Recently it was announced that Heineken (HINKY) would acquire the beer division of Mexican company Fomento Economico Mexicano, better known as Femsa. Femsa operates in three segments: Femsa Cerveza, Coca Cola Femsa, and Femsa Comerico. The company has been looking to get rid of the beer unit and has decided on Heineken as the suitor.
Heineken, long thought to be the second most likely acquirer behind SAB Miller, will acquire the company in an all stock deal and will take over all debt for this division that Femsa previously had. The all stock deal will make Heineken the second largest shareholder in Heineken, behind the family which still owns 50%. Femsa will own 20% of Heineken. The deal is valued at $7.6 billion including debt, which breaks down to two times 2008 sales for the unit.
What Heineken Gets From the Deal:
- Heineken strengthens in the emerging Latin America market.
- Heineken will begin making its flagship product directly in Mexico, which will increase production in Mexico and into United States
- The number two beer company in Mexico, behind Groupo Modelo, which has a 43% market share in Mexico.

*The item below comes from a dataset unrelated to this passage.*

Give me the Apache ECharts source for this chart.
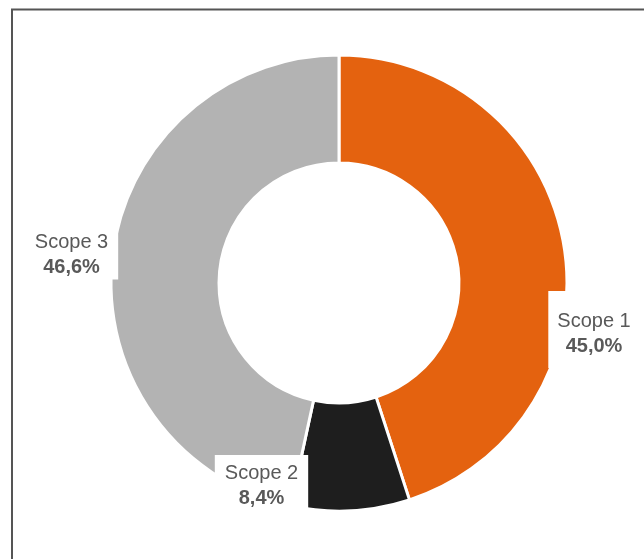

Mexico is the number four country in beer profits in the World.
- Makes Heineken a major player in Brazil. Brazil is the second largest beer market in terms of profits. Femsa had a market share of 9% in Brazil before the deal.
- Heinken already imported Femsa Cerveza brands into the United States. Losing out on this deal would of potentially cost itself revenue down the road
- Heineken will have 40% of its operations in growing markets after the deal
- Two major deals in three two years, after its acquistion of Socttish & Newcastle in 2008, position the company across several continents with plenty of room for growth
What Femsa Gets From the Deal:
- Femsa will own 20% of Heineken after the deal. This will be similar to how Altria owns part of SABMiller.
- Femsa gains two board seats on Heineken
- The ability to focus on two core groups: Coca Cola Femsa and Femsa Comerico.
- The ability to borrow against ownership of Heineken for cash for acquisitions and Oxxo openings.
It appears as though Heineken is the biggest gainer here. Femsa gets what it wants out of the deal other than cash. Femsa will be opening Oxxo convenience stores at a pace of three per day in 2010.
I recently picked Femsa as one of my top ten stocks for 2010. I do not own stock in either company.